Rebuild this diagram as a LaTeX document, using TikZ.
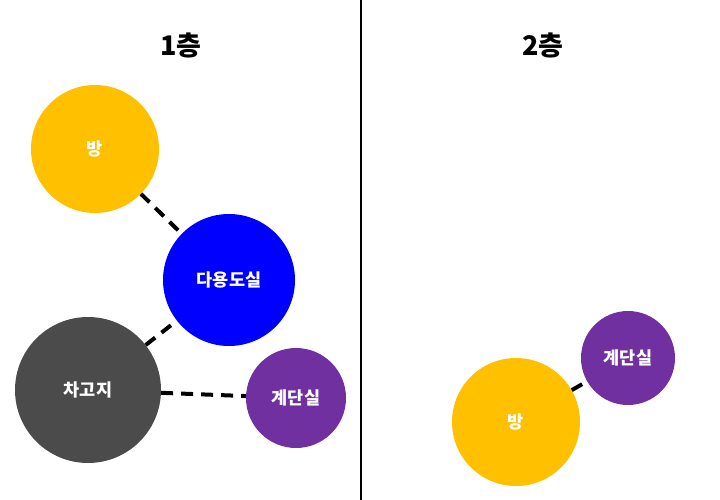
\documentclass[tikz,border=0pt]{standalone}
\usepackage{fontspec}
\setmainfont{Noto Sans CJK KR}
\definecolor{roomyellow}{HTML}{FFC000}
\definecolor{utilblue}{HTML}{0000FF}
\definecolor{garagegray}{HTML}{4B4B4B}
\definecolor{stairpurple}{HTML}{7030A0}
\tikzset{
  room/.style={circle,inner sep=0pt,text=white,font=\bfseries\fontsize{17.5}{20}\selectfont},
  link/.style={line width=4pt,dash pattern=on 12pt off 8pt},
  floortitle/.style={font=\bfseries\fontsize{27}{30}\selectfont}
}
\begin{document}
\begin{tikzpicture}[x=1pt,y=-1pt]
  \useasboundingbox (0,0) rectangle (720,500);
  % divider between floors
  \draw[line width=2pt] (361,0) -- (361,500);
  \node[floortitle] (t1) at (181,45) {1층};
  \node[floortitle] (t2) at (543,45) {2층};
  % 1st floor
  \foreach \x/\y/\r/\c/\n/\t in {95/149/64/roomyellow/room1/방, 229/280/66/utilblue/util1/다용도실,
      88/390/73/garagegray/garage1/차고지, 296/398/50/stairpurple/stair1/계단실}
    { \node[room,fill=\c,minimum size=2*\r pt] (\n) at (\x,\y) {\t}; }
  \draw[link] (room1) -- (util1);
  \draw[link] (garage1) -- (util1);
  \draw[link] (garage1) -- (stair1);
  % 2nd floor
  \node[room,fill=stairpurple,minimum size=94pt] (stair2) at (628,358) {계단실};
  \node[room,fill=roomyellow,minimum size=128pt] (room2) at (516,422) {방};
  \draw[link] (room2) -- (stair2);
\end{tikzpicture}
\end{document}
...
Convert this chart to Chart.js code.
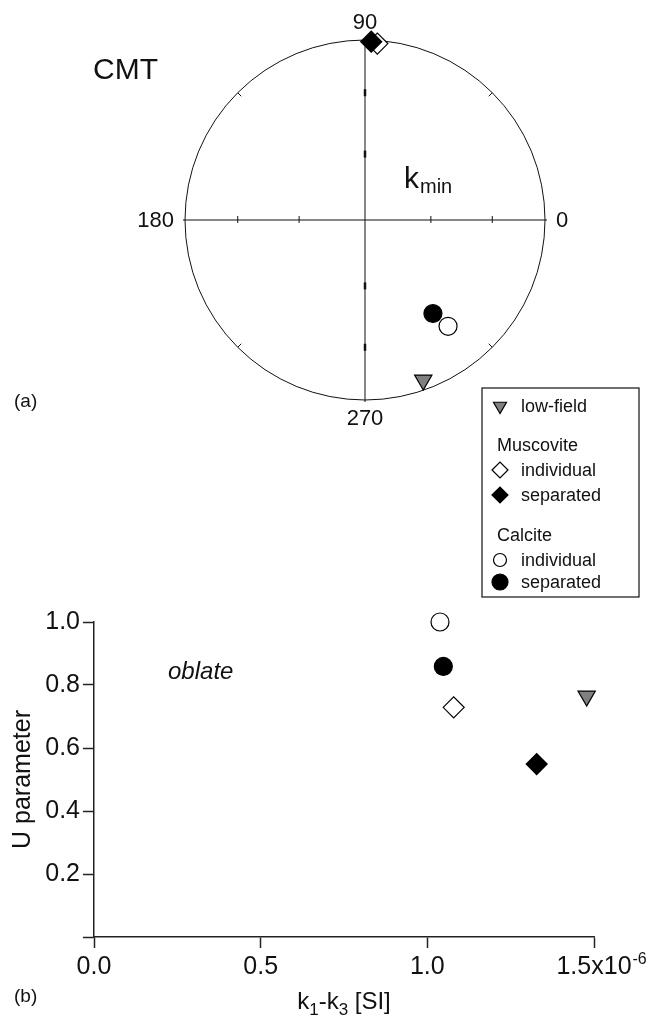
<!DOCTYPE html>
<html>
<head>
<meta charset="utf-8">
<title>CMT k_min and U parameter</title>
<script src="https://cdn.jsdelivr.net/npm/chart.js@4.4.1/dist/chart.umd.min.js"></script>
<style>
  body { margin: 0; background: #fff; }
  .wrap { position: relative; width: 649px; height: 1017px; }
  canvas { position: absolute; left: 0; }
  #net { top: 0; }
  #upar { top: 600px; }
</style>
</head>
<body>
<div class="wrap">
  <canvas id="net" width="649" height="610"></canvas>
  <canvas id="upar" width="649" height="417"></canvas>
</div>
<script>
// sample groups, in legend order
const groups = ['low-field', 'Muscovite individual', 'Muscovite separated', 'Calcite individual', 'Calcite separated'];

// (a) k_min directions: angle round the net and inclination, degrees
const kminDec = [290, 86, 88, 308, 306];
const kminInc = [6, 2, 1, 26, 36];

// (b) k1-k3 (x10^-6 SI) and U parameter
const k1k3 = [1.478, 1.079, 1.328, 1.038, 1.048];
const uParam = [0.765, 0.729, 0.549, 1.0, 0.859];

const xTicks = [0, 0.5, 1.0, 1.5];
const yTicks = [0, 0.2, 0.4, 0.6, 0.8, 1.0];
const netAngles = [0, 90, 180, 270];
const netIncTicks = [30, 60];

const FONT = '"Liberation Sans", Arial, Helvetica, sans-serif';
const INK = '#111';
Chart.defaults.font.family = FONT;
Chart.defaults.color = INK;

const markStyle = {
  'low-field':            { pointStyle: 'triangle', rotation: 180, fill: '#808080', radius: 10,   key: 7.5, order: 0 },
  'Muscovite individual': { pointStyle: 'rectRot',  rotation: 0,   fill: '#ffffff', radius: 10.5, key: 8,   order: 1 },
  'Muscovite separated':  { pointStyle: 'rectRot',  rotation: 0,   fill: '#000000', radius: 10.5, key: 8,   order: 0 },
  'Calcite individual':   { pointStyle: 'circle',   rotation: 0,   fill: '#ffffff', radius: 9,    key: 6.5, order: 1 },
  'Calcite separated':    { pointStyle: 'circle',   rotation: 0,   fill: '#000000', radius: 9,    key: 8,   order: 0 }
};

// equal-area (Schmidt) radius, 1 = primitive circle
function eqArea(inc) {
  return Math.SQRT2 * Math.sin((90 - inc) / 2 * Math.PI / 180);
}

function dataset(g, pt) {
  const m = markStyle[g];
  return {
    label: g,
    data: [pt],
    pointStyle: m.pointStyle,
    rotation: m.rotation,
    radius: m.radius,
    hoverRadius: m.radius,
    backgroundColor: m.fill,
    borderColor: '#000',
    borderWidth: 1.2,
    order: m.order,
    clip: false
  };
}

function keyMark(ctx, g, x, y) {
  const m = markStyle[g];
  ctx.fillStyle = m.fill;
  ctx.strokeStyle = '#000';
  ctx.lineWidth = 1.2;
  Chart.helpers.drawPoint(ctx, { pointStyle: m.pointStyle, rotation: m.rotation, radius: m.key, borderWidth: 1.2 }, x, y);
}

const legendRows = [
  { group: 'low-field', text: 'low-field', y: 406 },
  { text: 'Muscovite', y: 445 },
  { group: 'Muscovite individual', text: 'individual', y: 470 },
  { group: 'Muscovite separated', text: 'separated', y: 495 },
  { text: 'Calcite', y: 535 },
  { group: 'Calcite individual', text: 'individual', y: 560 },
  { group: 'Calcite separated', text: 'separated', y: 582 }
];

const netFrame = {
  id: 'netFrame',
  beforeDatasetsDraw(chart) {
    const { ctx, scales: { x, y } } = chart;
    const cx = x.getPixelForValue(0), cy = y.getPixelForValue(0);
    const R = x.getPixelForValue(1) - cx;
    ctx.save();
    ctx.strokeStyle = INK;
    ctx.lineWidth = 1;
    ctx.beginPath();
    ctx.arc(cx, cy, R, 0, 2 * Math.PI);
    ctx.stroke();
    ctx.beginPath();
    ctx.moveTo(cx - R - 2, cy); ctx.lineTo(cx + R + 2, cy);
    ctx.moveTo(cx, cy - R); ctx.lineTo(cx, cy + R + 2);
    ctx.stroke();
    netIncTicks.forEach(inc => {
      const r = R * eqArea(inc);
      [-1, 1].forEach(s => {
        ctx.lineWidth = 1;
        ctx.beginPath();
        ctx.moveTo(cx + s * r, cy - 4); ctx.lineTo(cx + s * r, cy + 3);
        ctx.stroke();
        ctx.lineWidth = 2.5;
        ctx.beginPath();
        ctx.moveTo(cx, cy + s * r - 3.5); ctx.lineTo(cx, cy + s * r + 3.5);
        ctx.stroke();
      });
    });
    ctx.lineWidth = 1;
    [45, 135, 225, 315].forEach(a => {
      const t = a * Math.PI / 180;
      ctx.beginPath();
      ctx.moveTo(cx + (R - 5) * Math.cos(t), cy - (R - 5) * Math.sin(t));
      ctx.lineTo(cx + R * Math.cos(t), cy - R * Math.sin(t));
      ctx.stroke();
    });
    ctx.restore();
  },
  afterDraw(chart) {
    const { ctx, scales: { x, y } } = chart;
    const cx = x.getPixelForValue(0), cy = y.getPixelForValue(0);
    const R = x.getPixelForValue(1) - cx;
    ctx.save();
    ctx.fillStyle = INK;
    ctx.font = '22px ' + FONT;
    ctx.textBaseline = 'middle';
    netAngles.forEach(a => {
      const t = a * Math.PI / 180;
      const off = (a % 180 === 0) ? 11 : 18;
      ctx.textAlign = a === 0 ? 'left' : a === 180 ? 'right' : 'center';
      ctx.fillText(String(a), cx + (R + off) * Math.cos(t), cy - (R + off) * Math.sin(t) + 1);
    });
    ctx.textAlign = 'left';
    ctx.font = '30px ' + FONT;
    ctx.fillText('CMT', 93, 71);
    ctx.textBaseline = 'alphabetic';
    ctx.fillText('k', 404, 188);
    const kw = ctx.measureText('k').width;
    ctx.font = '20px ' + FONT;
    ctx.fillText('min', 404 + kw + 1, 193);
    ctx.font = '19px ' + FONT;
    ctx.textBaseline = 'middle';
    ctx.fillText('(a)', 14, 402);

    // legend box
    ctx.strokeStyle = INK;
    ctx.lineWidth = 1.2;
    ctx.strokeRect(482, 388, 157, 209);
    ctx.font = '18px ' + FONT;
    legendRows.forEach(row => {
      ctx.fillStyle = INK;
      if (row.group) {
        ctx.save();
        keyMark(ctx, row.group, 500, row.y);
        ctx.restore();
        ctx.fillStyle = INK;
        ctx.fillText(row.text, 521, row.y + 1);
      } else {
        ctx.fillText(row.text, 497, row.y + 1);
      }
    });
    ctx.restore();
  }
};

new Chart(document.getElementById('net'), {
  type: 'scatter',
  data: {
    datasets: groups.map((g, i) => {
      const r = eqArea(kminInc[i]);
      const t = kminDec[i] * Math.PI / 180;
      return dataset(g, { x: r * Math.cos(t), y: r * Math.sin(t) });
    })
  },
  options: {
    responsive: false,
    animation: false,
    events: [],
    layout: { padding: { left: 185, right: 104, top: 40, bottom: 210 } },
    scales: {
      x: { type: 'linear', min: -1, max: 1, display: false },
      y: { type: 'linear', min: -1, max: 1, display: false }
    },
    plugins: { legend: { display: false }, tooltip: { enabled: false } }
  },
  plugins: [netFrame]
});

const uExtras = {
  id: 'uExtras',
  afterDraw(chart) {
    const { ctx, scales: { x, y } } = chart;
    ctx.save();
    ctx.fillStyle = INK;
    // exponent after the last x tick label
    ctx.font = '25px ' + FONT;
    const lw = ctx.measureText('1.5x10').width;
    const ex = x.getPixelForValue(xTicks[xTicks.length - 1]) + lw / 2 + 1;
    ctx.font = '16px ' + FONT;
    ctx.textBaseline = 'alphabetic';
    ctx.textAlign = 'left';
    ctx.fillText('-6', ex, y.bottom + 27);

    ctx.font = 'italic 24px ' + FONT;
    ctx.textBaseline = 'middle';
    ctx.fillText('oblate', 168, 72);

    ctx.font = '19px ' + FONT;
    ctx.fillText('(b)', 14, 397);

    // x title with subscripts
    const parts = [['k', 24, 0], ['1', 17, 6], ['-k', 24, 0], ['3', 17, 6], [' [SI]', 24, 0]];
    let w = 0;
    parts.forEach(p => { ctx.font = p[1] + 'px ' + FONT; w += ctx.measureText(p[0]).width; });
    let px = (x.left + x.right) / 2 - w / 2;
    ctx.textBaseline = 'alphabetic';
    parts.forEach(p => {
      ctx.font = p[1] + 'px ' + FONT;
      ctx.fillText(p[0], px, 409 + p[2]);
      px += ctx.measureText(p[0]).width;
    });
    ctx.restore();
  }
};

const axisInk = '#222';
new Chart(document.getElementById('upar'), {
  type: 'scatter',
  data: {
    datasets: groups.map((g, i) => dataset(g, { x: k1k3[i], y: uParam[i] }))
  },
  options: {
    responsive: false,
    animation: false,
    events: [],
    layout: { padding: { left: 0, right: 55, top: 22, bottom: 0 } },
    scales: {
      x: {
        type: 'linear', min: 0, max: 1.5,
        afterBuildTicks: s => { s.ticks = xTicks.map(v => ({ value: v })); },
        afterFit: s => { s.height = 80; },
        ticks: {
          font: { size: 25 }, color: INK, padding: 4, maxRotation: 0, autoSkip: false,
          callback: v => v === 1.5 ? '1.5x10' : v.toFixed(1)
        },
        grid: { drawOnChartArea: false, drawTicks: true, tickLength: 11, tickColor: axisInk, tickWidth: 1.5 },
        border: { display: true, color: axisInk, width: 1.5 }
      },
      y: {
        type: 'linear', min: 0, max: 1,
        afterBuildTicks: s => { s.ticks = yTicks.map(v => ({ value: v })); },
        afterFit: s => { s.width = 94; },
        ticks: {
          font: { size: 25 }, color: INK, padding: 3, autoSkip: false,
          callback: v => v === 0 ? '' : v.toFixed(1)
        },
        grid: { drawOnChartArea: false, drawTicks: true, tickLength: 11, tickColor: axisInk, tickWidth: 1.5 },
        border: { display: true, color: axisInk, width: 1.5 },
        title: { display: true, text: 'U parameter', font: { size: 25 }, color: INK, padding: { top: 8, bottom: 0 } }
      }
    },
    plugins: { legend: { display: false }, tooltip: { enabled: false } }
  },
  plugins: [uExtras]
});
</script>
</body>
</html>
---
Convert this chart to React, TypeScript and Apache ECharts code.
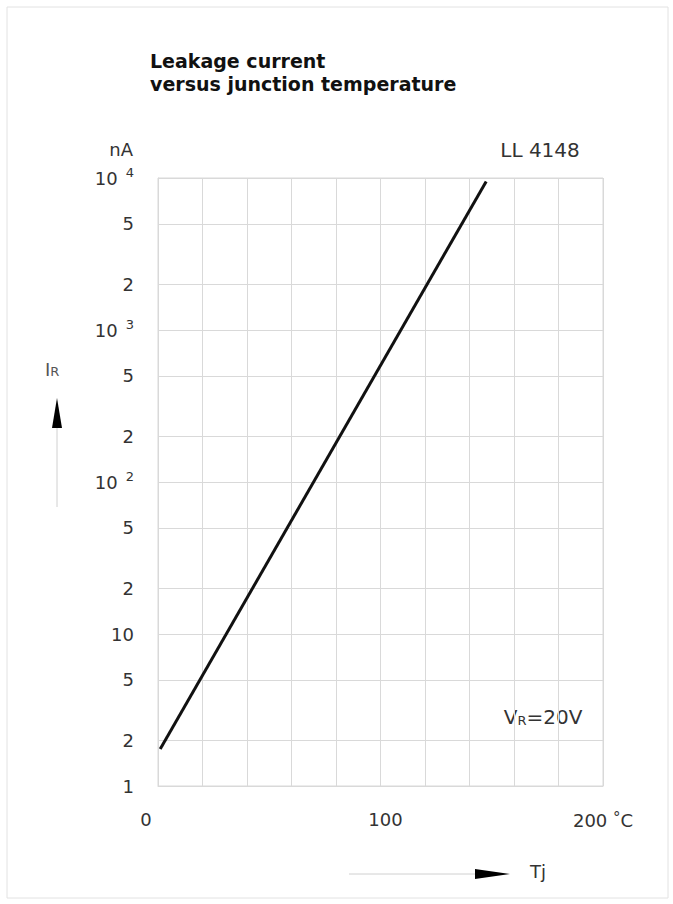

**Written instruction**
Omit the pictures. Extract exactly the lines that begin with the one holding "Convert this chart to Chart.js code." and end with the one holding "Chart.defaults.color = INK;", inclusive.

**Final result**
Convert this chart to Chart.js code.
<!DOCTYPE html>
<html>
<head>
<meta charset="utf-8">
<title>CMT k_min and U parameter</title>
<script src="https://cdn.jsdelivr.net/npm/chart.js@4.4.1/dist/chart.umd.min.js"></script>
<style>
  body { margin: 0; background: #fff; }
  .wrap { position: relative; width: 649px; height: 1017px; }
  canvas { position: absolute; left: 0; }
  #net { top: 0; }
  #upar { top: 600px; }
</style>
</head>
<body>
<div class="wrap">
  <canvas id="net" width="649" height="610"></canvas>
  <canvas id="upar" width="649" height="417"></canvas>
</div>
<script>
// sample groups, in legend order
const groups = ['low-field', 'Muscovite individual', 'Muscovite separated', 'Calcite individual', 'Calcite separated'];

// (a) k_min directions: angle round the net and inclination, degrees
const kminDec = [290, 86, 88, 308, 306];
const kminInc = [6, 2, 1, 26, 36];

// (b) k1-k3 (x10^-6 SI) and U parameter
const k1k3 = [1.478, 1.079, 1.328, 1.038, 1.048];
const uParam = [0.765, 0.729, 0.549, 1.0, 0.859];

const xTicks = [0, 0.5, 1.0, 1.5];
const yTicks = [0, 0.2, 0.4, 0.6, 0.8, 1.0];
const netAngles = [0, 90, 180, 270];
const netIncTicks = [30, 60];

const FONT = '"Liberation Sans", Arial, Helvetica, sans-serif';
const INK = '#111';
Chart.defaults.font.family = FONT;
Chart.defaults.color = INK;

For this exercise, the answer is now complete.